From mid-morning until well past midnight, the streets are thick with heat and people, tour groups moving in bright clusters, day-trippers spilling in from cruise ships, locals threading through with the quick, practised steps of people who know every shortcut.


That’s why mornings matter here. It’s the only time the alleys are free and the heat hasn’t risen.


The stone underfoot is still cool from the night air. A streets are wet from overnight cleaning. The sun filters through the ally’s, creating a soft golden light that contrasts with grey shadows.


A gull calls overhead. Footsteps echo between walls that have been standing since before Shakespeare wrote his first line.


We walked the walls surrounding the old town as soon as they opened, climbing into a view that belonged, just briefly, to the few who had been ready early.


The red-tiled roofs were still catching the soft light, the Adriatic just beginning to shimmer. Below, the streets were almost empty, and from up there, the noise of the world felt a long way off.


Escape from the Heat and Crowds


By midday, the heat settles in like a heavy blanket. The crowds thicken. The glare from white sandstone, off the walls and pavement, makes you squint even with sunglasses.


That’s when retreating to the old town apartment felt essential, two flights up from a narrow lane where the shade lingers, shutters half-closed to filter the light into soft stripes across the floor.


The windows stayed cracked just enough to hear the faint hum of life below: cutlery on plates, a burst of laughter from the café across the street, the clink of glass bottles being collected.


Inside, time stretches.


This is where fjaka takes hold, that Croatian art of deliberate stillness. Not sleep. Not boredom. Just a gentle release of the need to be anywhere else. Even the air seems to slow.

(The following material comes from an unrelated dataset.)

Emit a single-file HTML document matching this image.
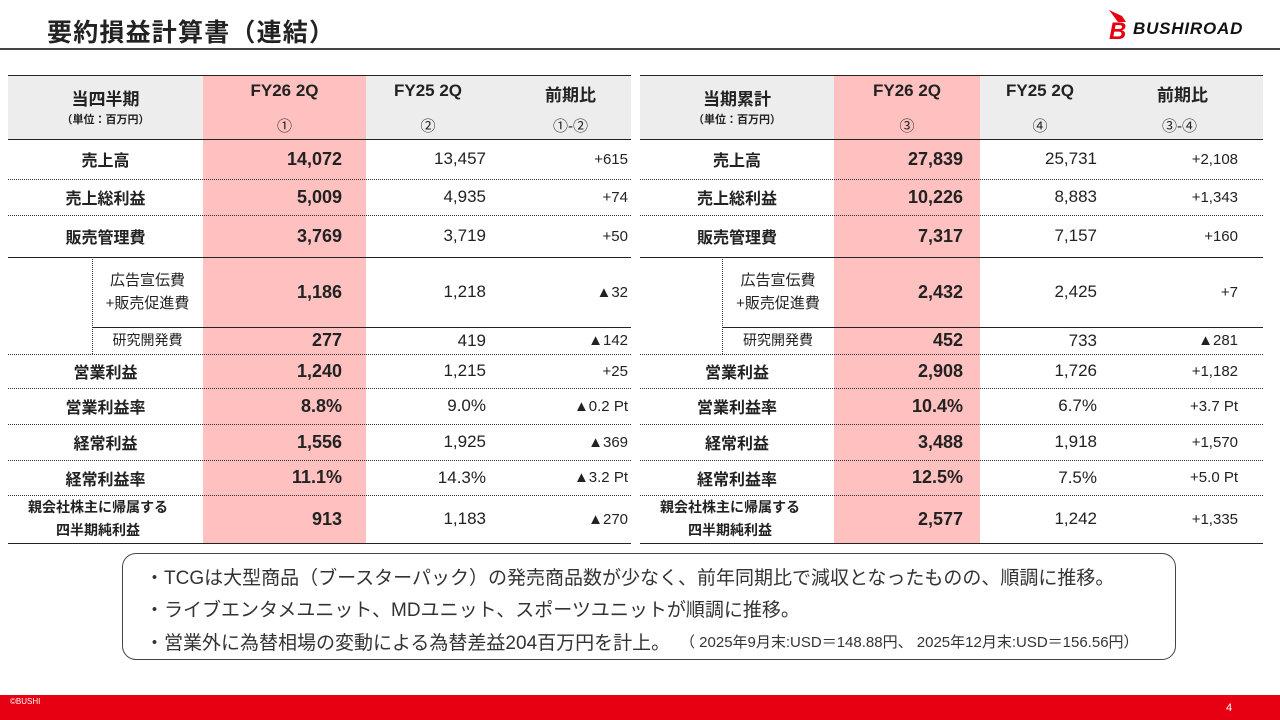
<!DOCTYPE html>
<html><head><meta charset="utf-8">
<style>
*{margin:0;padding:0;box-sizing:border-box}
body{width:1280px;height:720px;position:relative;background:#fff;overflow:hidden;font-family:"Liberation Sans","Noto Sans CJK JP",sans-serif;color:#222}
.a{position:absolute;white-space:nowrap}
.t{position:absolute;top:75px;width:623px;height:468px}
.hd{position:absolute;left:0;top:0;width:100%;height:64px;background:#ededed}
.pk{position:absolute;top:0;height:468px;background:#ffc0c0}
.hl{position:absolute;left:0;width:100%;height:0;border-top:1.5px solid #222}
.dl{position:absolute;left:0;width:100%;height:0;border-top:1px dotted #333}
.c{position:absolute;display:flex;align-items:center;white-space:nowrap}
.lb{justify-content:center;font-weight:bold;font-size:16px}
.v1{justify-content:flex-end;font-weight:bold;font-size:18px}
.v2{justify-content:flex-end;font-size:17px}
.v3{justify-content:flex-end;font-size:15px}
.sub{font-size:15px;justify-content:center;line-height:23px;text-align:center}
.hh{position:absolute;font-weight:bold;font-size:17px;text-align:center}
</style></head><body>
<div class="a" style="left:47px;top:13px;font-size:25px;font-weight:bold;letter-spacing:1.2px">要約損益計算書（連結）</div>
<div class="a" style="left:1108px;top:8px;width:22px;height:30px">
<svg width="24" height="32" viewBox="0 0 24 32"><path d="M1 2 L14 8 L18 14 L10 14 Z" fill="#e60012"/><text x="1" y="31" font-family="Liberation Sans" font-weight="bold" font-style="italic" font-size="24" fill="#e60012">B</text></svg></div>
<div class="a" style="left:1133px;top:19px;font-size:17px;font-weight:bold;font-style:italic;color:#111;letter-spacing:0.8px">BUSHIROAD</div>
<div class="a" style="left:0;top:48px;width:1280px;height:2px;background:#444"></div>

<!-- LEFT TABLE -->
<div class="t" style="left:8px">
<div class="hd"></div>
<div class="pk" style="left:195px;width:163px"></div>
<div class="hh" style="left:0;width:195px;top:10px">当四半期</div>
<div class="hh" style="left:0;width:195px;top:36px;font-size:11px">（単位：百万円）</div>
<div class="hh" style="left:195px;width:163px;top:6px">FY26 2Q</div>
<div class="hh" style="left:195px;width:163px;top:40px;font-weight:normal;font-size:15px">①</div>
<div class="hh" style="left:358px;width:124px;top:6px">FY25 2Q</div>
<div class="hh" style="left:358px;width:124px;top:40px;font-weight:normal;font-size:15px">②</div>
<div class="hh" style="left:537px;width:130px;top:6px;text-align:left">前期比</div>
<div class="hh" style="left:545px;width:60px;top:40px;font-weight:normal;font-size:15px;text-align:left">①-②</div>
<div class="hl" style="top:0"></div><div class="hl" style="top:64px"></div>
<div class="dl" style="top:104px"></div><div class="dl" style="top:140px"></div>
<div class="hl" style="top:182px"></div>
<div class="hl" style="top:252px;left:84px;width:539px"></div>
<div class="dl" style="top:279px"></div><div class="dl" style="top:313px"></div><div class="dl" style="top:349px"></div><div class="dl" style="top:385px"></div><div class="dl" style="top:420px"></div>
<div class="hl" style="top:468px"></div>
<div class="a" style="left:84px;top:182px;height:97px;border-left:1px dotted #333"></div>

<div class="c lb" style="left:0;width:195px;top:64px;height:40px">売上高</div>
<div class="c v1" style="left:195px;width:139px;top:64px;height:40px">14,072</div>
<div class="c v2" style="left:358px;width:120px;top:64px;height:40px">13,457</div>
<div class="c v3" style="left:482px;width:138px;top:64px;height:40px">+615</div>

<div class="c lb" style="left:0;width:195px;top:104px;height:36px">売上総利益</div>
<div class="c v1" style="left:195px;width:139px;top:104px;height:36px">5,009</div>
<div class="c v2" style="left:358px;width:120px;top:104px;height:36px">4,935</div>
<div class="c v3" style="left:482px;width:138px;top:104px;height:36px">+74</div>

<div class="c lb" style="left:0;width:195px;top:140px;height:42px">販売管理費</div>
<div class="c v1" style="left:195px;width:139px;top:140px;height:42px">3,769</div>
<div class="c v2" style="left:358px;width:120px;top:140px;height:42px">3,719</div>
<div class="c v3" style="left:482px;width:138px;top:140px;height:42px">+50</div>

<div class="c sub" style="left:84px;width:111px;top:182px;height:70px">広告宣伝費<br>+販売促進費</div>
<div class="c v1" style="left:195px;width:139px;top:182px;height:70px">1,186</div>
<div class="c v2" style="left:358px;width:120px;top:182px;height:70px">1,218</div>
<div class="c v3" style="left:482px;width:138px;top:182px;height:70px">▲32</div>

<div class="c sub" style="left:84px;width:111px;top:252px;height:27px;font-size:14px">研究開発費</div>
<div class="c v1" style="left:195px;width:139px;top:252px;height:27px">277</div>
<div class="c v2" style="left:358px;width:120px;top:252px;height:27px">419</div>
<div class="c v3" style="left:482px;width:138px;top:252px;height:27px">▲142</div>

<div class="c lb" style="left:0;width:195px;top:279px;height:34px">営業利益</div>
<div class="c v1" style="left:195px;width:139px;top:279px;height:34px">1,240</div>
<div class="c v2" style="left:358px;width:120px;top:279px;height:34px">1,215</div>
<div class="c v3" style="left:482px;width:138px;top:279px;height:34px">+25</div>

<div class="c lb" style="left:0;width:195px;top:313px;height:36px">営業利益率</div>
<div class="c v1" style="left:195px;width:139px;top:313px;height:36px">8.8%</div>
<div class="c v2" style="left:358px;width:120px;top:313px;height:36px">9.0%</div>
<div class="c v3" style="left:482px;width:138px;top:313px;height:36px">▲0.2 Pt</div>

<div class="c lb" style="left:0;width:195px;top:349px;height:36px">経常利益</div>
<div class="c v1" style="left:195px;width:139px;top:349px;height:36px">1,556</div>
<div class="c v2" style="left:358px;width:120px;top:349px;height:36px">1,925</div>
<div class="c v3" style="left:482px;width:138px;top:349px;height:36px">▲369</div>

<div class="c lb" style="left:0;width:195px;top:385px;height:35px">経常利益率</div>
<div class="c v1" style="left:195px;width:139px;top:385px;height:35px">11.1%</div>
<div class="c v2" style="left:358px;width:120px;top:385px;height:35px">14.3%</div>
<div class="c v3" style="left:482px;width:138px;top:385px;height:35px">▲3.2 Pt</div>

<div class="c lb" style="left:0;width:180px;top:420px;height:48px;font-size:14px;line-height:23px;text-align:center">親会社株主に帰属する<br>四半期純利益</div>
<div class="c v1" style="left:195px;width:139px;top:420px;height:48px">913</div>
<div class="c v2" style="left:358px;width:120px;top:420px;height:48px">1,183</div>
<div class="c v3" style="left:482px;width:138px;top:420px;height:48px">▲270</div>
</div>

<!-- RIGHT TABLE -->
<div class="t" style="left:640px">
<div class="hd"></div>
<div class="pk" style="left:194px;width:146px"></div>
<div class="hh" style="left:0;width:194px;top:10px">当期累計</div>
<div class="hh" style="left:0;width:194px;top:36px;font-size:11px">（単位：百万円）</div>
<div class="hh" style="left:194px;width:146px;top:6px">FY26 2Q</div>
<div class="hh" style="left:194px;width:146px;top:40px;font-weight:normal;font-size:15px">③</div>
<div class="hh" style="left:340px;width:120px;top:6px">FY25 2Q</div>
<div class="hh" style="left:340px;width:120px;top:40px;font-weight:normal;font-size:15px">④</div>
<div class="hh" style="left:517px;width:80px;top:6px;text-align:left">前期比</div>
<div class="hh" style="left:522px;width:60px;top:40px;font-weight:normal;font-size:15px;text-align:left">③-④</div>
<div class="hl" style="top:0"></div><div class="hl" style="top:64px"></div>
<div class="dl" style="top:104px"></div><div class="dl" style="top:140px"></div>
<div class="hl" style="top:182px"></div>
<div class="hl" style="top:252px;left:82px;width:541px"></div>
<div class="dl" style="top:279px"></div><div class="dl" style="top:313px"></div><div class="dl" style="top:349px"></div><div class="dl" style="top:385px"></div><div class="dl" style="top:420px"></div>
<div class="hl" style="top:468px"></div>
<div class="a" style="left:82px;top:182px;height:97px;border-left:1px dotted #333"></div>

<div class="c lb" style="left:0;width:194px;top:64px;height:40px">売上高</div>
<div class="c v1" style="left:194px;width:129px;top:64px;height:40px">27,839</div>
<div class="c v2" style="left:340px;width:117px;top:64px;height:40px">25,731</div>
<div class="c v3" style="left:460px;width:138px;top:64px;height:40px">+2,108</div>

<div class="c lb" style="left:0;width:194px;top:104px;height:36px">売上総利益</div>
<div class="c v1" style="left:194px;width:129px;top:104px;height:36px">10,226</div>
<div class="c v2" style="left:340px;width:117px;top:104px;height:36px">8,883</div>
<div class="c v3" style="left:460px;width:138px;top:104px;height:36px">+1,343</div>

<div class="c lb" style="left:0;width:194px;top:140px;height:42px">販売管理費</div>
<div class="c v1" style="left:194px;width:129px;top:140px;height:42px">7,317</div>
<div class="c v2" style="left:340px;width:117px;top:140px;height:42px">7,157</div>
<div class="c v3" style="left:460px;width:138px;top:140px;height:42px">+160</div>

<div class="c sub" style="left:82px;width:112px;top:182px;height:70px">広告宣伝費<br>+販売促進費</div>
<div class="c v1" style="left:194px;width:129px;top:182px;height:70px">2,432</div>
<div class="c v2" style="left:340px;width:117px;top:182px;height:70px">2,425</div>
<div class="c v3" style="left:460px;width:138px;top:182px;height:70px">+7</div>

<div class="c sub" style="left:82px;width:112px;top:252px;height:27px;font-size:14px">研究開発費</div>
<div class="c v1" style="left:194px;width:129px;top:252px;height:27px">452</div>
<div class="c v2" style="left:340px;width:117px;top:252px;height:27px">733</div>
<div class="c v3" style="left:460px;width:138px;top:252px;height:27px">▲281</div>

<div class="c lb" style="left:0;width:194px;top:279px;height:34px">営業利益</div>
<div class="c v1" style="left:194px;width:129px;top:279px;height:34px">2,908</div>
<div class="c v2" style="left:340px;width:117px;top:279px;height:34px">1,726</div>
<div class="c v3" style="left:460px;width:138px;top:279px;height:34px">+1,182</div>

<div class="c lb" style="left:0;width:194px;top:313px;height:36px">営業利益率</div>
<div class="c v1" style="left:194px;width:129px;top:313px;height:36px">10.4%</div>
<div class="c v2" style="left:340px;width:117px;top:313px;height:36px">6.7%</div>
<div class="c v3" style="left:460px;width:138px;top:313px;height:36px">+3.7 Pt</div>

<div class="c lb" style="left:0;width:194px;top:349px;height:36px">経常利益</div>
<div class="c v1" style="left:194px;width:129px;top:349px;height:36px">3,488</div>
<div class="c v2" style="left:340px;width:117px;top:349px;height:36px">1,918</div>
<div class="c v3" style="left:460px;width:138px;top:349px;height:36px">+1,570</div>

<div class="c lb" style="left:0;width:194px;top:385px;height:35px">経常利益率</div>
<div class="c v1" style="left:194px;width:129px;top:385px;height:35px">12.5%</div>
<div class="c v2" style="left:340px;width:117px;top:385px;height:35px">7.5%</div>
<div class="c v3" style="left:460px;width:138px;top:385px;height:35px">+5.0 Pt</div>

<div class="c lb" style="left:0;width:180px;top:420px;height:48px;font-size:14px;line-height:23px;text-align:center">親会社株主に帰属する<br>四半期純利益</div>
<div class="c v1" style="left:194px;width:129px;top:420px;height:48px">2,577</div>
<div class="c v2" style="left:340px;width:117px;top:420px;height:48px">1,242</div>
<div class="c v3" style="left:460px;width:138px;top:420px;height:48px">+1,335</div>
</div>

<div class="a" style="left:122px;top:553px;width:1054px;height:107px;border:1px solid #444;border-radius:14px"></div>
<div class="a" style="left:145px;top:563px;font-size:19px;color:#333">・TCGは大型商品（ブースターパック）の発売商品数が少なく、前年同期比で減収となったものの、順調に推移。</div>
<div class="a" style="left:145px;top:595px;font-size:19px;color:#333">・ライブエンタメユニット、MDユニット、スポーツユニットが順調に推移。</div>
<div class="a" style="left:145px;top:628px;font-size:19px;color:#333">・営業外に為替相場の変動による為替差益204百万円を計上。</div>
<div class="a" style="left:680px;top:631px;font-size:15px;color:#333">（ 2025年9月末:USD＝148.88円、 2025年12月末:USD＝156.56円）</div>

<div class="a" style="left:0;top:695px;width:1280px;height:25px;background:#e60012"></div>
<div class="a" style="left:10px;top:697px;font-size:8px;color:#fff">©BUSHI</div>
<div class="a" style="left:1226px;top:702px;font-size:11px;color:#fff">4</div>
</body></html>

Stone, Stories, and Sanctuary


During those slow afternoons, I was readingThe Pillars of the Earth by Ken Follett.


The book is not set in Dubrovnik, but the rhythm of stone-building and the stubborn human will behind it felt close to what surrounded us.


Follett’s cathedrals and the city’s churches seemed to share a kind of kinship, both rising from centuries of ambition, faith, and survival.


And when you stand in front of them, you can feel it: the echo of hands that carved, lifted, measured, and built knowing they’d never see the final arch completed. These were projects that outlived their makers. A mason’s lifetime might be one doorway. A sculptor’s legacy, a single saint’s face staring out from a niche.


Funds had to be raised, promised, begged for. Entire towns gave what they could, year after year, not knowing if the walls would ever close, the roof ever rise.


And yet, they did it. Because the work was bigger than one person, or one lifetime. It was about leaving something standing.


We still do it, in our way. The striving is the same, building, hoping, wanting to leave a mark. Sometimes in stone, sometimes in words, sometimes just in the memory of how we lived and who we loved. The projects change, but the human desire behind them doesn’t.


A Table Set for the Adriatic


Meals in Dubrovnik were never just fuel, they were chapters in the city’s story.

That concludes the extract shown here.